YOUR GOAL: From the entries that follow, pick out all lines holding "this".

DATA EXTRACT:

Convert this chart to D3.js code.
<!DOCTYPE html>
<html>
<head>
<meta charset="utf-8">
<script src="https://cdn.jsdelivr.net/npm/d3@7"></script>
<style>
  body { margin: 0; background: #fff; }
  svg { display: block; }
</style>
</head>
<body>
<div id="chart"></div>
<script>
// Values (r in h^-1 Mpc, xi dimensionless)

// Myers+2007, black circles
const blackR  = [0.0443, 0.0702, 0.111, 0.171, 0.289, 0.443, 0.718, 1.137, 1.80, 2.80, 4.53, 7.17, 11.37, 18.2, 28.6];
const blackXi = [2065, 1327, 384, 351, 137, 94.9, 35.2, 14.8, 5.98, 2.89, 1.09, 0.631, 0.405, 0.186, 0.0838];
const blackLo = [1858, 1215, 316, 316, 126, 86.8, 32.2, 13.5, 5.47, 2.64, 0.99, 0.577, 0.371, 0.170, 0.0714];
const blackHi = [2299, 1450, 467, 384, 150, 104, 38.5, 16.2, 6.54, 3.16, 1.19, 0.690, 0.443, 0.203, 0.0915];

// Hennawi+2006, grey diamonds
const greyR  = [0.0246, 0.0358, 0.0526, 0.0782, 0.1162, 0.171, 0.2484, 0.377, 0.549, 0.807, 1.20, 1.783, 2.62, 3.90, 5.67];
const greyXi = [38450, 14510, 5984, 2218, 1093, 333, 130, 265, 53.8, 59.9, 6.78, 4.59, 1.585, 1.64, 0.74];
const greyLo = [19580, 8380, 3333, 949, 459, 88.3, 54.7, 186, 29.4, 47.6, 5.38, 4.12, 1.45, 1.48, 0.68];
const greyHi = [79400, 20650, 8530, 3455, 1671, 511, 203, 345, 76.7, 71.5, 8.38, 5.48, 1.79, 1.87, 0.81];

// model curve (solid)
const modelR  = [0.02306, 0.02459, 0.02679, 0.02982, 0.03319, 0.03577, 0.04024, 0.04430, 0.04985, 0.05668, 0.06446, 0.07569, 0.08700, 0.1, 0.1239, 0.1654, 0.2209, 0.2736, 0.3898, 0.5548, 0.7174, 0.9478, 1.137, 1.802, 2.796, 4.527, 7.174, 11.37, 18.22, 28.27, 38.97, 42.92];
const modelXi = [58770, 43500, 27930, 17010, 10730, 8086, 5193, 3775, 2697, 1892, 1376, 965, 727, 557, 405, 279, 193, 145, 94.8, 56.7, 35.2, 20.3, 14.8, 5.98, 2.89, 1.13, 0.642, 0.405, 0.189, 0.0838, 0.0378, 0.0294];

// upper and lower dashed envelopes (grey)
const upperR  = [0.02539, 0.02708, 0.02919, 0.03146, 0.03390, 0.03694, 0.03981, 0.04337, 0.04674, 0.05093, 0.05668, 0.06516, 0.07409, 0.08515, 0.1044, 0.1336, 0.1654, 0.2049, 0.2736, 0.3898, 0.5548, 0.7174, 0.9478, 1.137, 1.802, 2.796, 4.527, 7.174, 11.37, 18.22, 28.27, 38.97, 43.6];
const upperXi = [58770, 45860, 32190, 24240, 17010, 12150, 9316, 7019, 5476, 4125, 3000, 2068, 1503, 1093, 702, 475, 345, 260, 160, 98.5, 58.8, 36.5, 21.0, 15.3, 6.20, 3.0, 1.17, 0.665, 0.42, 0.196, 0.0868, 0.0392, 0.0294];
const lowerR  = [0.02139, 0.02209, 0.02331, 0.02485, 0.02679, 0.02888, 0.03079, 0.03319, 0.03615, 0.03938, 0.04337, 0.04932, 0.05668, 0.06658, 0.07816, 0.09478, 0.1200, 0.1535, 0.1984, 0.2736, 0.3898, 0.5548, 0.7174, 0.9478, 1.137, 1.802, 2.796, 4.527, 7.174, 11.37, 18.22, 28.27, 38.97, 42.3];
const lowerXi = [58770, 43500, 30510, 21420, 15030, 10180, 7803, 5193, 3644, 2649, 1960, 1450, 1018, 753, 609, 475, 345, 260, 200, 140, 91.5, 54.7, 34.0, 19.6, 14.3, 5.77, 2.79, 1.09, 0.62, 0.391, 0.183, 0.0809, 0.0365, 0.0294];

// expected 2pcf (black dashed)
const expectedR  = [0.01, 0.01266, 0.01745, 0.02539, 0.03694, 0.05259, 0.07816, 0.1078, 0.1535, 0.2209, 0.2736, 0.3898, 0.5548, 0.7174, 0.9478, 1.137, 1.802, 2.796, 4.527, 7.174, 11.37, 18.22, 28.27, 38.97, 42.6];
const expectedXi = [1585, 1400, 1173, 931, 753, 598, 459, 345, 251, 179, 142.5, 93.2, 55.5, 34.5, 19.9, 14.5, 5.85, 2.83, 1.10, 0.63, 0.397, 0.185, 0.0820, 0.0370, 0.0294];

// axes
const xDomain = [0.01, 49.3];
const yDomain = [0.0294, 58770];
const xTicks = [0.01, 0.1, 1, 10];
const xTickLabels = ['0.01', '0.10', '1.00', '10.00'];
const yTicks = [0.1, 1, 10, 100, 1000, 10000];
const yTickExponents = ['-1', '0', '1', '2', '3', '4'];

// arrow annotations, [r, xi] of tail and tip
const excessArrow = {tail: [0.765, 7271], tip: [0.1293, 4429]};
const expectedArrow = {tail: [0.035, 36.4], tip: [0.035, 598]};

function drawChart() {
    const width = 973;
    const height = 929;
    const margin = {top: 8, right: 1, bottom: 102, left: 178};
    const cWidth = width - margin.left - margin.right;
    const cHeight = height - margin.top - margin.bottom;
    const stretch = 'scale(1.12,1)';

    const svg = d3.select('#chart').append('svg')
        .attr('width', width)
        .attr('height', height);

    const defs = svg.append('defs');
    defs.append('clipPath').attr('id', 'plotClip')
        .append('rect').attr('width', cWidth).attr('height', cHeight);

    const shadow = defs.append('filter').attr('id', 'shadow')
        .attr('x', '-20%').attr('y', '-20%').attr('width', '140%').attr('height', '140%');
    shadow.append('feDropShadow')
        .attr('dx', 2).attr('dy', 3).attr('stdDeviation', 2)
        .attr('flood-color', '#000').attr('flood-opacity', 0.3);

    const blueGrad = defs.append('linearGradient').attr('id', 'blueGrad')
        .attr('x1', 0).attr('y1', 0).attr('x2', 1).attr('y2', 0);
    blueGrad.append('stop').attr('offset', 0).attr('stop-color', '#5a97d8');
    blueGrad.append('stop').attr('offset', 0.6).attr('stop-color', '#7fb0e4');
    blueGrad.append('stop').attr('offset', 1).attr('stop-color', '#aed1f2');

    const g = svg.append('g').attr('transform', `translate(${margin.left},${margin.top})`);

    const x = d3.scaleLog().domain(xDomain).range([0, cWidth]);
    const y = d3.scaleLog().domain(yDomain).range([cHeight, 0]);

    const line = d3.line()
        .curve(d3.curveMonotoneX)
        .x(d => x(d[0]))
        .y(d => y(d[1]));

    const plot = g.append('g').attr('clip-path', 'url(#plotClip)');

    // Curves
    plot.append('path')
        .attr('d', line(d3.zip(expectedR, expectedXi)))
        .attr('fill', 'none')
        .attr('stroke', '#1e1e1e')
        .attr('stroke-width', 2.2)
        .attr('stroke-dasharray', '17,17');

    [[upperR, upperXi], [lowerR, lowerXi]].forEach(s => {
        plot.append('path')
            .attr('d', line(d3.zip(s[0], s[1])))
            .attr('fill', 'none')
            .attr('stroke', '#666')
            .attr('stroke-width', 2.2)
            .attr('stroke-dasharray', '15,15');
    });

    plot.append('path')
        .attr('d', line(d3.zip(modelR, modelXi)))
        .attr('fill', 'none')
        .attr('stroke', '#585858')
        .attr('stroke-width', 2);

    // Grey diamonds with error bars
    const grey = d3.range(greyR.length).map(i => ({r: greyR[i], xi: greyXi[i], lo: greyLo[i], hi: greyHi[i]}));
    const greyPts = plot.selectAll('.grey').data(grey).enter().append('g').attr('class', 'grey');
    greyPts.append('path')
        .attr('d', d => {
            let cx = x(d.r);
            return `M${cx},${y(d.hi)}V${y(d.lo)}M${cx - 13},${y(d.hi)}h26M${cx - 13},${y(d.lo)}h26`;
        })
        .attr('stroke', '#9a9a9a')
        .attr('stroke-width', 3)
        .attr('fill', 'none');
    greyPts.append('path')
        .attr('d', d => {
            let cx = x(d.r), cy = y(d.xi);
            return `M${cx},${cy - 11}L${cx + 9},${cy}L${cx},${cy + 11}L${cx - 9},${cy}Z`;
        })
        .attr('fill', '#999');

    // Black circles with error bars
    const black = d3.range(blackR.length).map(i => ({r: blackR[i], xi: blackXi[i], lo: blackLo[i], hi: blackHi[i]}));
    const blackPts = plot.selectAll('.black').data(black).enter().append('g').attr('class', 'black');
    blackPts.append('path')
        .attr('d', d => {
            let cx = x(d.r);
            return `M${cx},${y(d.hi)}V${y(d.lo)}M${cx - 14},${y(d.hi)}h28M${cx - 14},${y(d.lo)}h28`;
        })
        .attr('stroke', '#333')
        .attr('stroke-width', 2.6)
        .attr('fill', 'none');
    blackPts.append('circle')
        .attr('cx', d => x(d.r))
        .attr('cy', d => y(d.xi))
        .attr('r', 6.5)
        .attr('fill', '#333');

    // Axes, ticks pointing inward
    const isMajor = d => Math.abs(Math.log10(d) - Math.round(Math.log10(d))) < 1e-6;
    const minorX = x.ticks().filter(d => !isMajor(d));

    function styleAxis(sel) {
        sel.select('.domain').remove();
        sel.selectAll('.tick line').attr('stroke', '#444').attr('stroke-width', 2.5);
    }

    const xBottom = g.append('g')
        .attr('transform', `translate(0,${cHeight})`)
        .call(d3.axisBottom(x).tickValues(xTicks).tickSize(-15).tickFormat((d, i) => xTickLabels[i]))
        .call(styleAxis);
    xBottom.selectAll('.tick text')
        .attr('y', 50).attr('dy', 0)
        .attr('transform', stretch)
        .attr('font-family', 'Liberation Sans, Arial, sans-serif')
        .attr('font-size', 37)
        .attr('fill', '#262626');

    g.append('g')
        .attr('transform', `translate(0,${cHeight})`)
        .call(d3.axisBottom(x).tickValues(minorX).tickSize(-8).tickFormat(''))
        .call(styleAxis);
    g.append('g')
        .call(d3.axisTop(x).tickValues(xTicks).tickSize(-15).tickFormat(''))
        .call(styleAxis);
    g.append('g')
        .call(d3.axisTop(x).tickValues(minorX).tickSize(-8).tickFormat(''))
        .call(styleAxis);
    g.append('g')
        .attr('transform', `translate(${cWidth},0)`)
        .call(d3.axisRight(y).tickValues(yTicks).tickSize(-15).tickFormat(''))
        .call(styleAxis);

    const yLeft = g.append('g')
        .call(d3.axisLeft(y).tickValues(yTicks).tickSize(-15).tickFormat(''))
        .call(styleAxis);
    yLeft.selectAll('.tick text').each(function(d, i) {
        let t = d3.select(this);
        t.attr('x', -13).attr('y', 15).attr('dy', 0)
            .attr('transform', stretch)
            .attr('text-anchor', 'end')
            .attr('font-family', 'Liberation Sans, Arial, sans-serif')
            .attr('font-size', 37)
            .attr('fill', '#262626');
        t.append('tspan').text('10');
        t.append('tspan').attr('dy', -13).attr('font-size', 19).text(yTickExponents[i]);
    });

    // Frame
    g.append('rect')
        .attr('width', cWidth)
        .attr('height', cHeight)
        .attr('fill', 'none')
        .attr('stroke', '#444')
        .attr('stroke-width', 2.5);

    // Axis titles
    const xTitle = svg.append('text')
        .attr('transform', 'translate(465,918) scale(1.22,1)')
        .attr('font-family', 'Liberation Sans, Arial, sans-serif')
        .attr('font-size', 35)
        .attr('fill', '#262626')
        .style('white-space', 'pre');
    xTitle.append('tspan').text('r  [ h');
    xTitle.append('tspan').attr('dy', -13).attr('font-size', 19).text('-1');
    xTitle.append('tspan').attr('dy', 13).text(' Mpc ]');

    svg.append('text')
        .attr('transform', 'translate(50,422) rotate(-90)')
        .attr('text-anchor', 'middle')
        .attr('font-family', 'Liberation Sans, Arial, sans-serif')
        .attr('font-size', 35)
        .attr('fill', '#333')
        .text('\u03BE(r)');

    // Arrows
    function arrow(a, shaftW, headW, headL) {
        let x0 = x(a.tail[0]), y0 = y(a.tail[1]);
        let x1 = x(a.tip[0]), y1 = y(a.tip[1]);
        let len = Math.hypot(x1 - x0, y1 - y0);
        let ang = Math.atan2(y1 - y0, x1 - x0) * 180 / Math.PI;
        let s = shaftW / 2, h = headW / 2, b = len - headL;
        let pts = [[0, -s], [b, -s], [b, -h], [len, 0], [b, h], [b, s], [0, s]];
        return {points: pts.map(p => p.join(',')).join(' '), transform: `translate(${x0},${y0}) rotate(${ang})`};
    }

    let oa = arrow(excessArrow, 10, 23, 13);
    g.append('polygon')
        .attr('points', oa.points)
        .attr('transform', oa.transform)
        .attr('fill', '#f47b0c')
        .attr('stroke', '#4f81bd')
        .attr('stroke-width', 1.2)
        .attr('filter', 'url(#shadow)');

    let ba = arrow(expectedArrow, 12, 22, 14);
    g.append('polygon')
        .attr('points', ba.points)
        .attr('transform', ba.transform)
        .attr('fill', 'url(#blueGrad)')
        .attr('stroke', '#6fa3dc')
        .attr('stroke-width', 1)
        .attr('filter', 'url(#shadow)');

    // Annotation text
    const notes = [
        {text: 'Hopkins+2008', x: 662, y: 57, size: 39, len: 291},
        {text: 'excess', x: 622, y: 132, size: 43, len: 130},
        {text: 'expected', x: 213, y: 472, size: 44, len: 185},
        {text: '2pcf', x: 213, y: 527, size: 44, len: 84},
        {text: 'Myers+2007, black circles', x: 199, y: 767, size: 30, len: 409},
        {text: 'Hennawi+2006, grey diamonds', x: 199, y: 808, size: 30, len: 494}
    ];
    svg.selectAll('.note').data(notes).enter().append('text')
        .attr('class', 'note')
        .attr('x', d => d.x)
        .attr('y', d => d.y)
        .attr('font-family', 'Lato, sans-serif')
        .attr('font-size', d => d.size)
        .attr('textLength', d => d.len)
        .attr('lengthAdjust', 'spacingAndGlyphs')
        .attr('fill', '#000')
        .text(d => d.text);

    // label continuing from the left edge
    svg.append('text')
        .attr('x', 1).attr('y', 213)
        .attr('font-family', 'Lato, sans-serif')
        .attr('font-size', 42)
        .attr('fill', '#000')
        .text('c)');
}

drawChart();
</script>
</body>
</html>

...

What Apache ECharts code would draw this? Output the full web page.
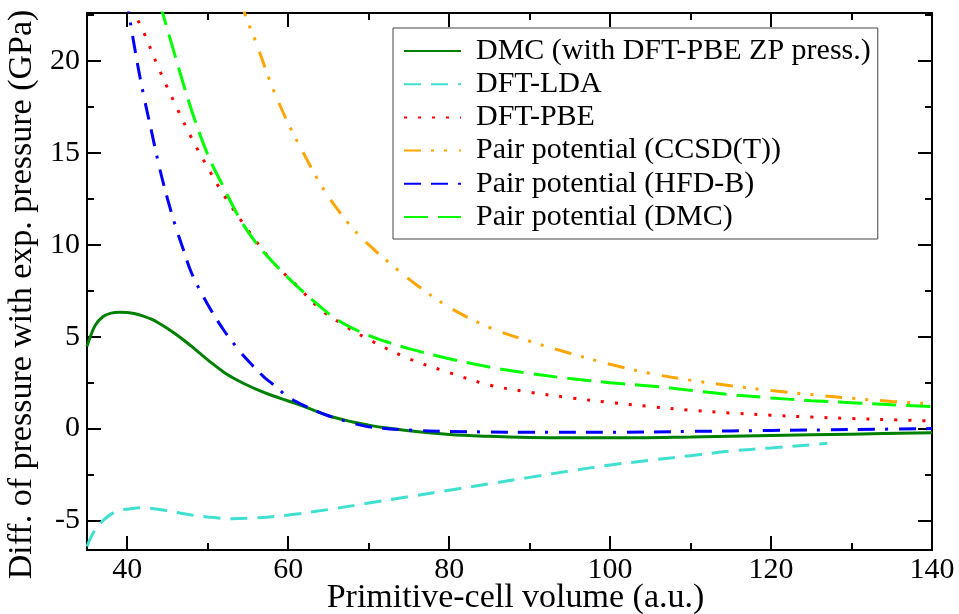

ANSWER FOR THE TASK:
Convert this chart to D3.js code.
        let t = d3.select(this);
What Apache ECharts code would draw this? Output the full web page.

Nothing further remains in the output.